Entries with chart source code

-- begin --

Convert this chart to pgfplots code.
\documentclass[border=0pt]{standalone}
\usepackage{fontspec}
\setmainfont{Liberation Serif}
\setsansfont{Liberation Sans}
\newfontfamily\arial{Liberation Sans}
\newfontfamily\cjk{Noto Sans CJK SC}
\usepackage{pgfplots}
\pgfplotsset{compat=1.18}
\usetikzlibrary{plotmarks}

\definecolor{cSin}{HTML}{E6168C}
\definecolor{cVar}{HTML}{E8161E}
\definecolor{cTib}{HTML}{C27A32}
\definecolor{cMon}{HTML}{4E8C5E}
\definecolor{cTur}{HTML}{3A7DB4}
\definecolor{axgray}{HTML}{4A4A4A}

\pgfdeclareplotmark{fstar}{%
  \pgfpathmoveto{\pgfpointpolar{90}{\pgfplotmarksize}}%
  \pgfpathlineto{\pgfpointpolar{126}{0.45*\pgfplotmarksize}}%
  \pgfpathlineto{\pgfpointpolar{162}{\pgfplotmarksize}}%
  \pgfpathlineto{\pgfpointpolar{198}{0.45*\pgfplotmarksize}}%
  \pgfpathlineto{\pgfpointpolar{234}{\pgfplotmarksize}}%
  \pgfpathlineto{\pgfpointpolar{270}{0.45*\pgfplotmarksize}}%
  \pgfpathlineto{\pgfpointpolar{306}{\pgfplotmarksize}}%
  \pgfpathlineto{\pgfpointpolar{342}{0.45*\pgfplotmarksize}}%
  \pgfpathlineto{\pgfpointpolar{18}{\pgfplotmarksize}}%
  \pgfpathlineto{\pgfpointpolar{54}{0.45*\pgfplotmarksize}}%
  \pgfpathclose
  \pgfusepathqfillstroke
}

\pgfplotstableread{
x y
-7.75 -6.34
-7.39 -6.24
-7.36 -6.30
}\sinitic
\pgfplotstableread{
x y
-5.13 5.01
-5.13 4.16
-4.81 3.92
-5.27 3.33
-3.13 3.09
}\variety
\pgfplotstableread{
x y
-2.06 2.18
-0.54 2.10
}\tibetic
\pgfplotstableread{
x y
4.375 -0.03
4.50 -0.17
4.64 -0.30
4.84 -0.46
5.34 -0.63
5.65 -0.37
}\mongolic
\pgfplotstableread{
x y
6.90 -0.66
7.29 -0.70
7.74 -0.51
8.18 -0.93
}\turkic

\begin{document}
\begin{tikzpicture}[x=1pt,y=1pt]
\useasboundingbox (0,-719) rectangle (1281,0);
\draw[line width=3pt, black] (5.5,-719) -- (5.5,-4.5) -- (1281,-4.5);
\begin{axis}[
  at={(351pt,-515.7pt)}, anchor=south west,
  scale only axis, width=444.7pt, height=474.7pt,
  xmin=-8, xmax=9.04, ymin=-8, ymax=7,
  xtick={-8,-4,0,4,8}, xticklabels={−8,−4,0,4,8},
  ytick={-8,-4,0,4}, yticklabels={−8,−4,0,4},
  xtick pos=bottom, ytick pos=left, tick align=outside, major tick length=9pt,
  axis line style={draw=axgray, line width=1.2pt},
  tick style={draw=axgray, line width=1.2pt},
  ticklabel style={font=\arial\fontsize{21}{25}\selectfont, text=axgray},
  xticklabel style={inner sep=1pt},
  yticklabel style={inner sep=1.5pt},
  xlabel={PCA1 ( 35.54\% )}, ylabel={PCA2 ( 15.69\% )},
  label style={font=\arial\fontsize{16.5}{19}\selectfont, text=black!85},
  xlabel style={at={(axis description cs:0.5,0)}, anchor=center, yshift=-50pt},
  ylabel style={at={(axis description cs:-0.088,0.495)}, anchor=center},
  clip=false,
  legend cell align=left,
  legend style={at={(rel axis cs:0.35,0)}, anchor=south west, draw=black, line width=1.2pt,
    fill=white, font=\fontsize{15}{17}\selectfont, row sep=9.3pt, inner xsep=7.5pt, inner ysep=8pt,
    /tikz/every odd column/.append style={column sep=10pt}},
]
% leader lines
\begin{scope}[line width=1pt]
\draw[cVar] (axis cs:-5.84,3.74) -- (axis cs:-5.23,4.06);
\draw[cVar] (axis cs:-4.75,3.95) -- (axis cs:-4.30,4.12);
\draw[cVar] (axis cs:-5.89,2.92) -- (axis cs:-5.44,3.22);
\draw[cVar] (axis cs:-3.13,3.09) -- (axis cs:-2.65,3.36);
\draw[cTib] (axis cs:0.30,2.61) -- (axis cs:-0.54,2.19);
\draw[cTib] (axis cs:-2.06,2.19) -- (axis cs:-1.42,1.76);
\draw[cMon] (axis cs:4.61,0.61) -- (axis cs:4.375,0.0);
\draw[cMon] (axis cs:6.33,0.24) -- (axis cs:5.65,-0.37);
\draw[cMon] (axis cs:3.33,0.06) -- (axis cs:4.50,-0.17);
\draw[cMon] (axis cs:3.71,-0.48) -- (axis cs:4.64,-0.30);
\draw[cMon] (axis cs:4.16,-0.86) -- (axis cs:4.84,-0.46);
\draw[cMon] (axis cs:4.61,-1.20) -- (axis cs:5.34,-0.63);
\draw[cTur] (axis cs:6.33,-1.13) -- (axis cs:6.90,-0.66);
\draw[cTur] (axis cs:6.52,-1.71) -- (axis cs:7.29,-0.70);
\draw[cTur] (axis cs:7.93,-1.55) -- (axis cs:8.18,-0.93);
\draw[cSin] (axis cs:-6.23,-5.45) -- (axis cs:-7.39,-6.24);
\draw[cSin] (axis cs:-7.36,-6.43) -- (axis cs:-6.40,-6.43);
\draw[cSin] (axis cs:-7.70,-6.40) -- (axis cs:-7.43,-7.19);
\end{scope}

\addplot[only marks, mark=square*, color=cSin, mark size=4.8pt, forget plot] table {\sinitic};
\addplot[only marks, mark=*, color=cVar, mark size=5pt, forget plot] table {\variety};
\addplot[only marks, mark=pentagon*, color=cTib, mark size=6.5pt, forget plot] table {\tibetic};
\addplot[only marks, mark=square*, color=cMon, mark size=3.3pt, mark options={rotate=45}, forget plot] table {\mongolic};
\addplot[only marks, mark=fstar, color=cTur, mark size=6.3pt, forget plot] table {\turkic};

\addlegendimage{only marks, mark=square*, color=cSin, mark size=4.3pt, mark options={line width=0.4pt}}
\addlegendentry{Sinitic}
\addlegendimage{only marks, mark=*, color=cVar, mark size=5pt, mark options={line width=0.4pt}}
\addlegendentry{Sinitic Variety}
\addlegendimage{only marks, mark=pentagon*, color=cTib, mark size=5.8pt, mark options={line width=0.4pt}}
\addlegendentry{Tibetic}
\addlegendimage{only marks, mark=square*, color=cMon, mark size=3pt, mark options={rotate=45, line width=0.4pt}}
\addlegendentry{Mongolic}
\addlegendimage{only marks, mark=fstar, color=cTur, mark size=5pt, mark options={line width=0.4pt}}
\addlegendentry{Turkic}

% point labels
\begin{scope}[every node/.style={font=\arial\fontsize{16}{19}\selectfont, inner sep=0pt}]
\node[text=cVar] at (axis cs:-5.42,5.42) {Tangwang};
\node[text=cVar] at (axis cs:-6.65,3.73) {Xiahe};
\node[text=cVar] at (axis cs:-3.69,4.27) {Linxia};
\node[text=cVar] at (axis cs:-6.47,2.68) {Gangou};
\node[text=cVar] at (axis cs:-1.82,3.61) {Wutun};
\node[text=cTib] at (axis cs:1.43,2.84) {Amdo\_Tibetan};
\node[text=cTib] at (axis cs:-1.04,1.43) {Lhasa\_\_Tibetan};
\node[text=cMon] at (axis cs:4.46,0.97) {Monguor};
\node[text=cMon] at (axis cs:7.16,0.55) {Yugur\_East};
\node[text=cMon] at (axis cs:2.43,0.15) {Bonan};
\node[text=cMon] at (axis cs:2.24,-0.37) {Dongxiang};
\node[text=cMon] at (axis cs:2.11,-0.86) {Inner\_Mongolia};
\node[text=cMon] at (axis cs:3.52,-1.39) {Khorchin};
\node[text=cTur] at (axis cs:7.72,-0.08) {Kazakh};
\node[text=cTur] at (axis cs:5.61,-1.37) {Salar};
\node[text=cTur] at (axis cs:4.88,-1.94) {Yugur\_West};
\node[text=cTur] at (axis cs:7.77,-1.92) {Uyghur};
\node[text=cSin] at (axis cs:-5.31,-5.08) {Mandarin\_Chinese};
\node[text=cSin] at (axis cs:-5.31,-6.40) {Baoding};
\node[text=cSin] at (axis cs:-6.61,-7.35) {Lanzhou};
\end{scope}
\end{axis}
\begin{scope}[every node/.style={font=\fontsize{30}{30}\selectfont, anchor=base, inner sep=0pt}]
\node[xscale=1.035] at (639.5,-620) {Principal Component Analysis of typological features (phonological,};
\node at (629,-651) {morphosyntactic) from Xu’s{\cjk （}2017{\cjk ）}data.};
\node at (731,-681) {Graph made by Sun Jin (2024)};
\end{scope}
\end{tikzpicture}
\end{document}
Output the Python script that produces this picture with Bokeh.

-- end --

Task instructions: Identify every line above that includes the word "this", and show those lines.

The completed task:
Convert this chart to pgfplots code.
Output the Python script that produces this picture with Bokeh.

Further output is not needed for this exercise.